There will be trusts. There will be advisors. There will be rules about who can ask for money and who will be ignored forever. People who currently forget subscription renewals suddenly understand estate planning.
It is not arrogance. It is optimism with a lottery ticket.
The Math Is Ignored On Purpose
Everyone knows the odds. Everyone has heard them explained. And everyone has decided math can wait until tomorrow.
The ticket is not a gamble. It is a permission slip to imagine a version of life where money stops being the main antagonist. For one night, the system loosens its grip and people are allowed to pretend effort and stress were optional all along.

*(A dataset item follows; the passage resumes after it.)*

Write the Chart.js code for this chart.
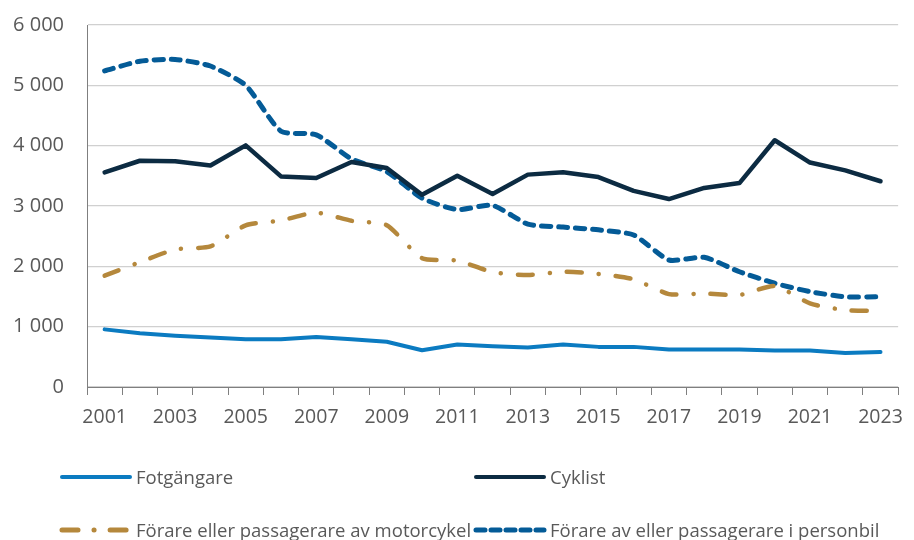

The fantasy is worth the two dollars.
Philanthropy Comes Easily in Theory
In these imagined futures, generosity is limitless. Debts are erased. Schools are funded. Shelters are built. Entire neighborhoods are rescued from struggle.
It is striking how naturally people plan to help others once survival is no longer part of the equation. The plans are sincere. The desire is real. The problem is that policy rarely allows people to live this way without a miracle jackpot attached.
Reality Returns Right After the Drawing
By morning, most tickets are losers. The plans evaporate quietly. Alarm clocks ring. Work resumes. Financial anxiety settles back in like it never left.
No one won, but something still happened.
For a few hours, people believed stability was possible. That imagination alone says more about the economy than any press release ever could.
The Real Takeaway
Powerball does not create greed. It exposes exhaustion.
People are not dreaming of yachts. They are dreaming of relief. Of breathing room. Of a life where one emergency does not destroy everything they have built.
For one night, America imagines what security feels like.
Then the numbers are called, and the fantasy expires. But the need behind it does not.